The Victorians had an answer: a detached garden, somewhere in town, an easy walk away from where you live. A landowner would set aside an area of land, divide it into plots, and let the plots to locals; sometimes plots were also available to buy. In the 19th century most English towns had these garden plots – for growing flowers and relaxing in, not the still-familiar allotments, which are mainly for growing fruit and vegetables. Now there are hardly any left: the move to the suburbs in the early-20th century made them redundant. But one English town, at least, has hung on to a set of detached gardens, and they’re now run as a visitor attraction. This is Hill Close Gardens in Warwick.

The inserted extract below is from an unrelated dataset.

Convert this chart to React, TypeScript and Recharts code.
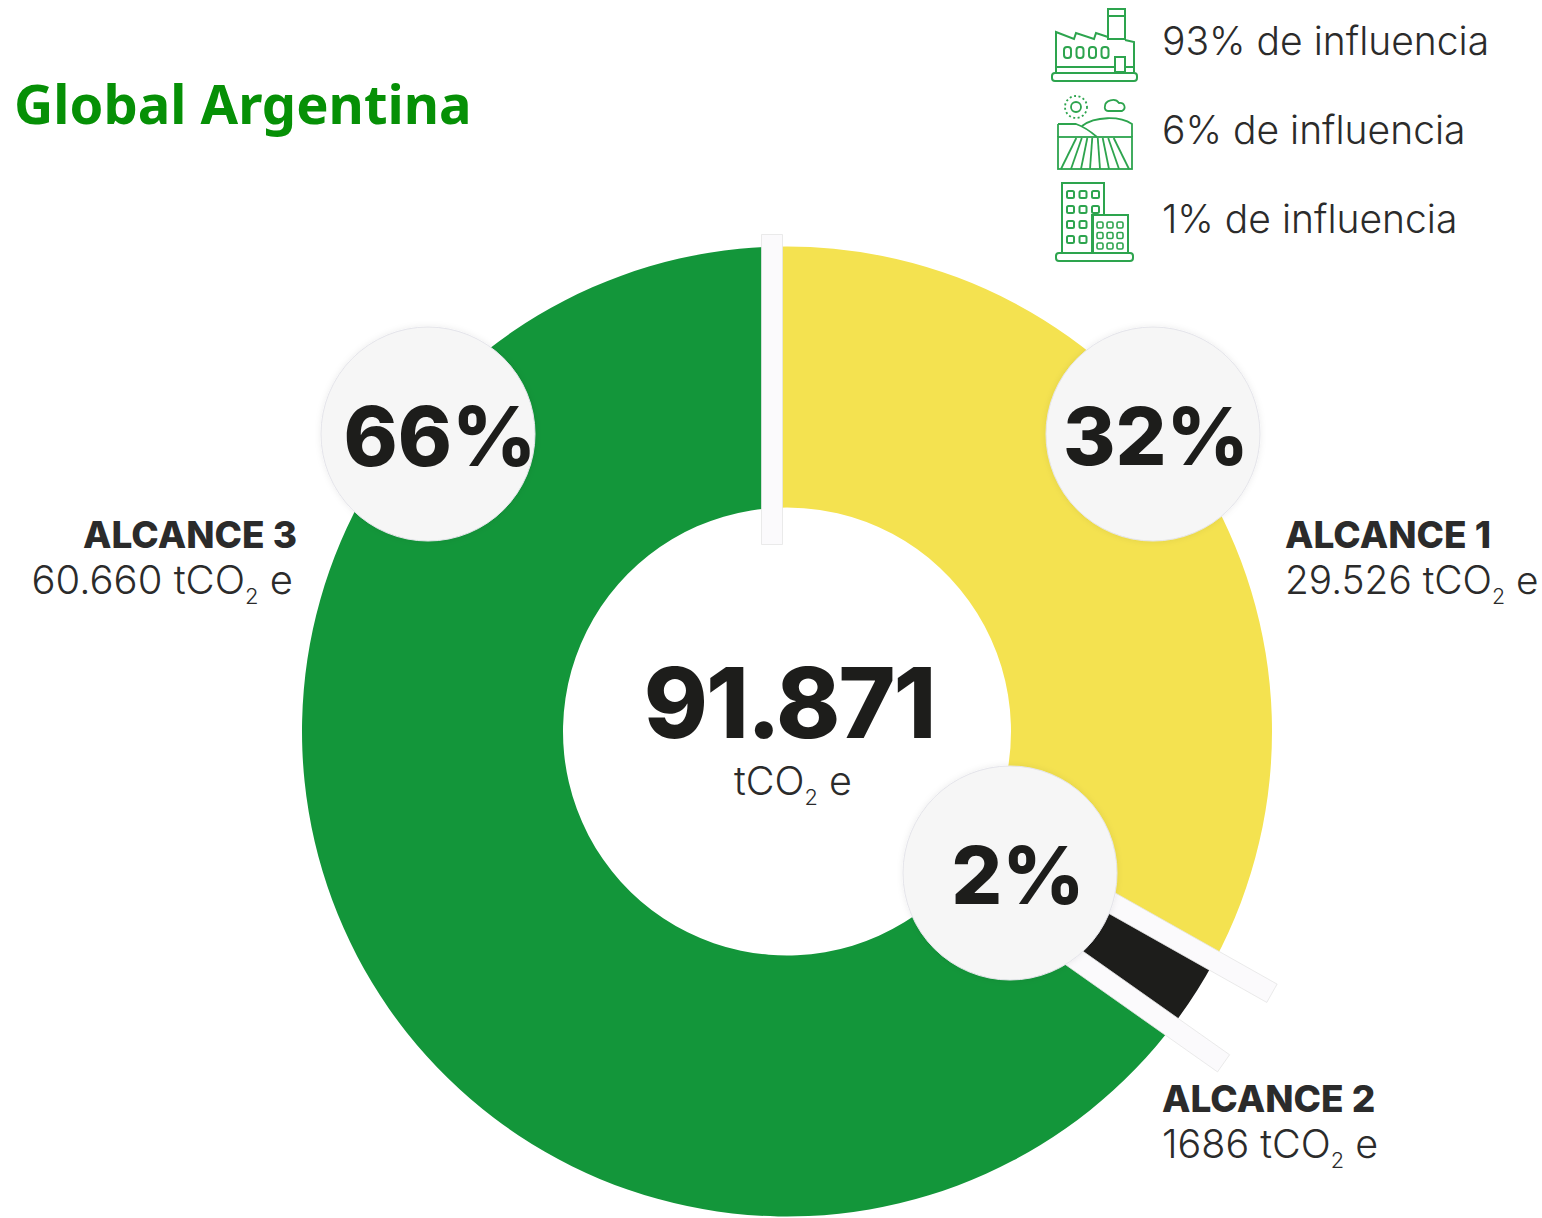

Hill Close Gardens fell into neglect and dereliction in the 20th century, and the local council bought the land, hoping to build on it. But many people thought that it would be worth restoring the gardens and opening them to visitors and school parties, so that people could learn about this almost forgotten kind of gardening. A group of volunteers set about clearing up the site, restoring the garden buildings, replanting plots, and pruning trees – and raising money not just to help the restoration but also to fund a visitor centre and build a greenhouse to raise more plants. Hill Close Gardens is now a small gem, with about 15 plots, cultivated as they would have been over 100 years ago, several with their original brick summer houses, where the owners would relax and admire the flowers or the blossoming trees. The hexagonal summer house in my photograph was here by 1866 and may have been built by the first person to buy this plot, the publican of the White Swan in the town. The summer house has been beautifully restored, with replacement windows following the design of the originals (using evidence including pieces of broken glass on the site). It’s topped with a charming weather vane, which also reminds us where we are.
The gardens themselves display a variety of flowering plants, herbs, and many old fruit trees (about 70 varieties of apples, pears and plums, apparently). As well as the horticultural delights, some of the sheds and summer houses also have displays of the kinds of tools that would have been used by the original owners – spades, rakes, ingenious Victorian cultivators, lawnmowers like the Suffolk Viceroy and the Ransome’s Lion. When the lawn was mowed, the apples picked, or the latest specimens planted out, the owners must have found Hill Close Gardens a beautiful and relaxing place to spend an hour or two. It still is.